As I mentioned in my other reply I may have understated the time. It is 
~30mins with the old pxa3xx driver but the new one seems to block 
indefinitely for me.

>>
>> Now, I don't know if you're aware of this, but by doing the `nand
>> scub.chip -y`, you've ruined the flash chip.  That device can not be
>> relied upon anymore. A scrub will ignore the factory bad-block-marks
>> and erase them. Unless you stored this information off-chip and
>> rewrite the markers, you've now lost the bad-block information from
>> the manufacturer's tests.  In any case, this erases the BBT, so your
>> next boot triggers Linux to rebuild the BBT.
> 
> I think U-Boot will do it automatically after the scrub. But the result
> is still the same.
> 
>>
>>> We could update our manufacturing procedures to run 'nand erase.chip'
>>> before the first boot but this feels wrong. Some of our devices boot
>>> over the network so the nand is not normally touched by the bootloader.
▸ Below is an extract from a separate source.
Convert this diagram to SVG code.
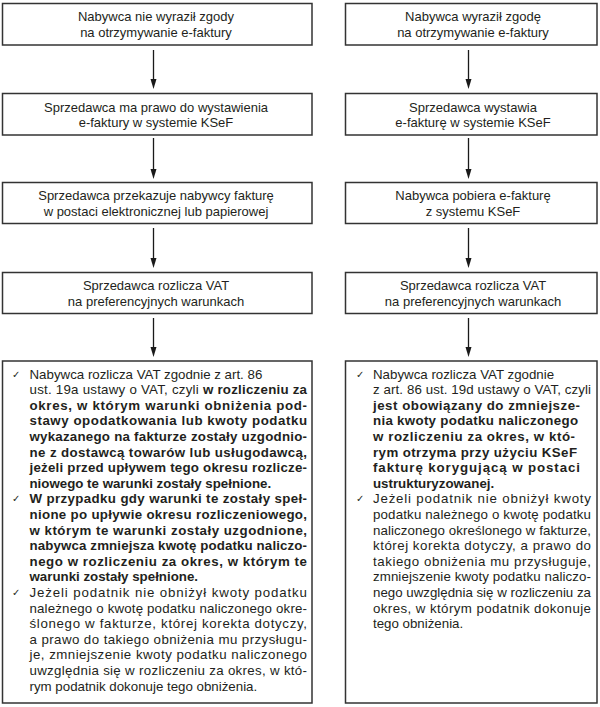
<svg xmlns="http://www.w3.org/2000/svg" width="600" height="707" viewBox="0 0 600 707">
<defs>
<style>
.box{fill:#fff;stroke:#333;stroke-width:1.5}
.t{font-family:"Liberation Sans",Arial,sans-serif;font-size:13px;fill:#231f20}
.c{text-anchor:middle}
.b{font-family:"Liberation Sans",Arial,sans-serif;font-size:13.3px;fill:#231f20}
.bd{font-weight:bold}
.ck{font-family:"DejaVu Sans",sans-serif;font-size:10px;fill:#231f20}
.ln{stroke:#1a1a1a;stroke-width:1.3;fill:none}
.hd{fill:#1a1a1a}
</style>
</defs>
<rect width="600" height="707" fill="#fff"/>
<g id="connectors">
<line class="ln" x1="153.5" y1="50" x2="153.5" y2="80"/><path class="hd" d="M150.5,79 L156.5,79 L153.5,89 Z"/>
<line class="ln" x1="153.5" y1="138" x2="153.5" y2="170"/><path class="hd" d="M150.5,169 L156.5,169 L153.5,179 Z"/>
<line class="ln" x1="153.5" y1="228" x2="153.5" y2="259"/><path class="hd" d="M150.5,258 L156.5,258 L153.5,268 Z"/>
<line class="ln" x1="153.5" y1="318" x2="153.5" y2="348"/><path class="hd" d="M150.5,347 L156.5,347 L153.5,357 Z"/>
<line class="ln" x1="468.5" y1="50" x2="468.5" y2="80"/><path class="hd" d="M465.5,79 L471.5,79 L468.5,89 Z"/>
<line class="ln" x1="468.5" y1="138" x2="468.5" y2="170"/><path class="hd" d="M465.5,169 L471.5,169 L468.5,179 Z"/>
<line class="ln" x1="468.5" y1="228" x2="468.5" y2="259"/><path class="hd" d="M465.5,258 L471.5,258 L468.5,268 Z"/>
<line class="ln" x1="468.5" y1="318" x2="468.5" y2="348"/><path class="hd" d="M465.5,347 L471.5,347 L468.5,357 Z"/>
</g>
<g id="l1"><rect class="box" x="2.5" y="3.5" width="309.5" height="41.5"/>
<text class="t c" x="156" y="21">Nabywca nie wyraził zgody</text><text class="t c" x="156" y="36.5">na otrzymywanie e-faktury</text></g>
<g id="l2"><rect class="box" x="2.5" y="93.5" width="309.5" height="41.5"/>
<text class="t c" x="156" y="111.5">Sprzedawca ma prawo do wystawienia</text><text class="t c" x="156" y="127">e-faktury w systemie KSeF</text></g>
<g id="l3"><rect class="box" x="2.5" y="182.5" width="309.5" height="41"/>
<text class="t c" x="156" y="200">Sprzedawca przekazuje nabywcy fakturę</text><text class="t c" x="156" y="215.5">w postaci elektronicznej lub papierowej</text></g>
<g id="l4"><rect class="box" x="2.5" y="272.5" width="309.5" height="41"/>
<text class="t c" x="156" y="290">Sprzedawca rozlicza VAT</text><text class="t c" x="156" y="305.5">na preferencyjnych warunkach</text></g>
<g id="r1"><rect class="box" x="345.5" y="3.5" width="251.5" height="41.5"/>
<text class="t c" x="473" y="21">Nabywca wyraził zgodę</text><text class="t c" x="473" y="36.5">na otrzymywanie e-faktury</text></g>
<g id="r2"><rect class="box" x="345.5" y="93.5" width="251.5" height="41.5"/>
<text class="t c" x="473" y="111.5">Sprzedawca wystawia</text><text class="t c" x="473" y="127">e-fakturę w systemie KSeF</text></g>
<g id="r3"><rect class="box" x="345.5" y="182.5" width="251.5" height="41"/>
<text class="t c" x="473" y="200">Nabywca pobiera e-fakturę</text><text class="t c" x="473" y="215.5">z systemu KSeF</text></g>
<g id="r4"><rect class="box" x="345.5" y="272.5" width="251.5" height="41"/>
<text class="t c" x="473" y="290">Sprzedawca rozlicza VAT</text><text class="t c" x="473" y="305.5">na preferencyjnych warunkach</text></g>
<g id="l5"><rect class="box" x="2.5" y="361" width="309.5" height="342"/>
<text class="ck" x="12" y="377.5">✓</text>
<text class="ck" x="12" y="502.3">✓</text>
<text class="ck" x="12" y="596">✓</text>
<text class="b" x="29.5" y="378.5">Nabywca rozlicza VAT zgodnie z art. 86</text>
<text class="b" x="29.5" y="394.1" textLength="277.5" lengthAdjust="spacing">ust. 19a ustawy o VAT, czyli <tspan class="bd">w rozliczeniu za</tspan></text>
<text class="b bd" x="29.5" y="409.7" textLength="277.5" lengthAdjust="spacing">okres, w którym warunki obniżenia pod-</text>
<text class="b bd" x="29.5" y="425.3" textLength="277.5" lengthAdjust="spacing">stawy opodatkowania lub kwoty podatku</text>
<text class="b bd" x="29.5" y="440.9" textLength="277.5" lengthAdjust="spacing">wykazanego na fakturze zostały uzgodnio-</text>
<text class="b bd" x="29.5" y="456.5" textLength="277.5" lengthAdjust="spacing">ne z dostawcą towarów lub usługodawcą,</text>
<text class="b bd" x="29.5" y="472.1" textLength="277.5" lengthAdjust="spacing">jeżeli przed upływem tego okresu rozlicze-</text>
<text class="b bd" x="29.5" y="487.7">niowego te warunki zostały spełnione.</text>
<text class="b bd" x="29.5" y="503.3" textLength="277.5" lengthAdjust="spacing">W przypadku gdy warunki te zostały speł-</text>
<text class="b bd" x="29.5" y="518.9" textLength="277.5" lengthAdjust="spacing">nione po upływie okresu rozliczeniowego,</text>
<text class="b bd" x="29.5" y="534.5" textLength="277.5" lengthAdjust="spacing">w którym te warunki zostały uzgodnione,</text>
<text class="b bd" x="29.5" y="550.1" textLength="277.5" lengthAdjust="spacing">nabywca zmniejsza kwotę podatku naliczo-</text>
<text class="b bd" x="29.5" y="565.7" textLength="277.5" lengthAdjust="spacing">nego w rozliczeniu za okres, w którym te</text>
<text class="b bd" x="29.5" y="581.3">warunki zostały spełnione.</text>
<text class="b" x="29.5" y="596.9" textLength="277.5" lengthAdjust="spacing">Jeżeli podatnik nie obniżył kwoty podatku</text>
<text class="b" x="29.5" y="612.5" textLength="277.5" lengthAdjust="spacing">należnego o kwotę podatku naliczonego okre-</text>
<text class="b" x="29.5" y="628.1" textLength="277.5" lengthAdjust="spacing">ślonego w fakturze, której korekta dotyczy,</text>
<text class="b" x="29.5" y="643.7" textLength="277.5" lengthAdjust="spacing">a prawo do takiego obniżenia mu przysługu-</text>
<text class="b" x="29.5" y="659.3" textLength="277.5" lengthAdjust="spacing">je, zmniejszenie kwoty podatku naliczonego</text>
<text class="b" x="29.5" y="674.9" textLength="277.5" lengthAdjust="spacing">uwzględnia się w rozliczeniu za okres, w któ-</text>
<text class="b" x="29.5" y="690.5">rym podatnik dokonuje tego obniżenia.</text>
</g>
<g id="r5"><rect class="box" x="345.5" y="361" width="251.5" height="342"/>
<text class="ck" x="356" y="377.5">✓</text>
<text class="ck" x="356" y="502.3">✓</text>
<text class="b" x="373" y="378.5">Nabywca rozlicza VAT zgodnie</text>
<text class="b" x="373" y="394.1" textLength="218" lengthAdjust="spacing">z art. 86 ust. 19d ustawy o VAT, czyli</text>
<text class="b bd" x="373" y="409.7" textLength="207" lengthAdjust="spacing">jest obowiązany do zmniejsze-</text>
<text class="b bd" x="373" y="425.3" textLength="205" lengthAdjust="spacing">nia kwoty podatku naliczonego</text>
<text class="b bd" x="373" y="440.9" textLength="202" lengthAdjust="spacing">w rozliczeniu za okres, w któ-</text>
<text class="b bd" x="373" y="456.5" textLength="204" lengthAdjust="spacing">rym otrzyma przy użyciu KSeF</text>
<text class="b bd" x="373" y="472.1" textLength="207" lengthAdjust="spacing">fakturę korygującą w postaci</text>
<text class="b bd" x="373" y="487.7">ustrukturyzowanej.</text>
<text class="b" x="373" y="503.3" textLength="218" lengthAdjust="spacing">Jeżeli podatnik nie obniżył kwoty</text>
<text class="b" x="373" y="518.9" textLength="218" lengthAdjust="spacing">podatku należnego o kwotę podatku</text>
<text class="b" x="373" y="534.5" textLength="218" lengthAdjust="spacing">naliczonego określonego w fakturze,</text>
<text class="b" x="373" y="550.1" textLength="218" lengthAdjust="spacing">której korekta dotyczy, a prawo do</text>
<text class="b" x="373" y="565.7" textLength="218" lengthAdjust="spacing">takiego obniżenia mu przysługuje,</text>
<text class="b" x="373" y="581.3" textLength="218" lengthAdjust="spacing">zmniejszenie kwoty podatku naliczo-</text>
<text class="b" x="373" y="596.9" textLength="218" lengthAdjust="spacing">nego uwzględnia się w rozliczeniu za</text>
<text class="b" x="373" y="612.5" textLength="218" lengthAdjust="spacing">okres, w którym podatnik dokonuje</text>
<text class="b" x="373" y="628.1">tego obniżenia.</text>
</g>
</svg>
>>> It seems that there is some unhandled error condition that is stopping
>>> the kernel from seeing that the chip is completely blank and making
>>> forward progress.
>>>   
>>
>> erase chip won't fix your issue. The BBT scan is going to happen
>> anyway. There is however clearly some parameter that is setup
>> incorrectly that's causing it to wait for the timeout instead of being
>> able to quickly read pages. I don't see why that'd be unique to the
>> BBT scan however, I'd expect you to see the problem on all reads, thus
>> slowing down the system noticeably in general.
>>
>> Your hint is likely these lines:
>>      " marvell-nfc f10d0000.flash: Timeout on CMDD (NDSR: 0x00000080)
>>        marvell-nfc f10d0000.flash: Timeout on CMDD (NDSR: 0x00000280)"
>>
>> You can go look at that in the driver and compare with the relevant
>> behavior in the datasheets. Sorry, but I can't help more specifically,
>> I'd have to know your particular hardware and datasheets and spend
>> some time looking at the code.
> 
> I also reproduce the problem on my Armada 38x, the two timeouts at boot
> time (not specifically the first one) are suspicious, I'm going to look
> into it.

Thanks for leaping onto it. I'll keep investigating it here as well.